5. No Access Control

Problem: Applications have too much access.

Typical Setup:

-- All apps use same user
GRANT ALL PRIVILEGES ON database.* TO 'app_user'@'%';

Risks:

  • Analytics tool can DELETE data
  • Mobile app can DROP tables
  • No principle of least privilege
  • Accidental data loss

6. Difficult Monitoring

Problem: Can’t track application behavior.

Questions you can’t answer:

  • Which app is causing slow queries?
  • Which app is making most requests?
  • Which app accessed sensitive data?
  • Which app caused the outage?

The Enterprise Solution: API Layer

Architecture Patterns

There are two main patterns for placing an API layer in front of databases:

Pattern 1: Monolithic API Layer

flowchart TD subgraph Apps["Applications"] App1["📱 Mobile App"] App2["💻 Web App"] App3["📊 Analytics"] end subgraph API["API Layer"] Auth["🔐 Authentication"] BL["⚙️ Business Logic"] Cache["💾 Cache"] RateLimit["🚦 Rate Limiting"] end Apps --> Auth Auth --> BL BL --> Cache Cache --> DB[("🗄️ Database")] style API fill:#e8f5e9 style DB fill:#e3f2fd

Characteristics:

  • Single API service
  • One database (or shared database)
  • Centralized business logic
  • Simple to start

Pattern 2: Microservices (Database-per-Service)

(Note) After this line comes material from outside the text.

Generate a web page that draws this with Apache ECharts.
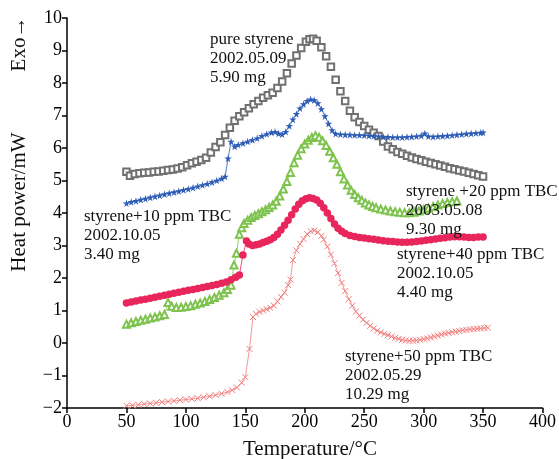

flowchart TD subgraph Apps["Applications"] App1["📱 Mobile App"] App2["💻 Web App"] end subgraph Gateway["API Gateway"] GW["🚪 Gateway
(Routing)"] end subgraph Services["Microservices"] UserSvc["👤 User Service"] OrderSvc["📦 Order Service"] ProductSvc["🏷️ Product Service"] end subgraph Databases["Databases"] UserDB[("👤 User DB")] OrderDB[("📦 Order DB")] ProductDB[("🏷️ Product DB")] end Apps --> GW GW --> UserSvc GW --> OrderSvc GW --> ProductSvc UserSvc --> UserDB OrderSvc --> OrderDB ProductSvc --> ProductDB style Gateway fill:#fff3e0 style Services fill:#e8f5e9 style Databases fill:#e3f2fd

Characteristics:

  • Multiple independent services
  • Each service owns its database
  • Decentralized business logic
  • Complex but scalable

Microservices Pattern: Deep Dive

Core Principle: Database-per-Service

❌ Anti-Pattern: Shared Database
User Service ──┐
               ├──> Shared Database
Order Service ─┘

Problems:
- Tight coupling through schema
- Can't deploy independently
- Schema changes break multiple services

✅ Pattern: Database-per-Service
User Service ──> User Database
Order Service ──> Order Database

Benefits:
- Loose coupling
- Independent deployment
- Technology diversity

Example Implementation:

User Service:

// user-service/api.js
const express = require('express');
const app = express();

// User service owns user database
const userDB = require('./db/user-db');

app.get('/api/users/:id', async (req, res) => {
  const user = await userDB.findById(req.params.id);
  res.json(user);
});

app.post('/api/users', async (req, res) => {
  const user = await userDB.create(req.body);
  res.json(user);
});

app.listen(3001);

Order Service:

// order-service/api.js
const express = require('express');
const app = express();

// Order service owns order database
const orderDB = require('./db/order-db');

app.get('/api/orders/:id', async (req, res) => {
  const order = await orderDB.findById(req.params.id);
  
  // Need user data? Call User Service API
  const user = await fetch(`http://user-service:3001/api/users/${order.userId}`);
  
  res.json({
    ...order,
    user: await user.json()
  });
});

app.post('/api/orders', async (req, res) => {
  const order = await orderDB.create(req.body);
  res.json(order);
});

app.listen(3002);

API Gateway:

// api-gateway/gateway.js
const express = require('express');
const { createProxyMiddleware } = require('http-proxy-middleware');
const app = express();

// Route to appropriate service
app.use('/api/users', createProxyMiddleware({ 
  target: 'http://user-service:3001',
  changeOrigin: true 
}));

app.use('/api/orders', createProxyMiddleware({ 
  target: 'http://order-service:3002',
  changeOrigin: true 
}));

app.use('/api/products', createProxyMiddleware({ 
  target: 'http://product-service:3003',
  changeOrigin: true 
}));

app.listen(8080);

Benefits of Microservices Pattern:

1. Independent Scaling:

User Service: 2 instances (low traffic)
Order Service: 10 instances (high traffic)
Product Service: 3 instances (medium traffic)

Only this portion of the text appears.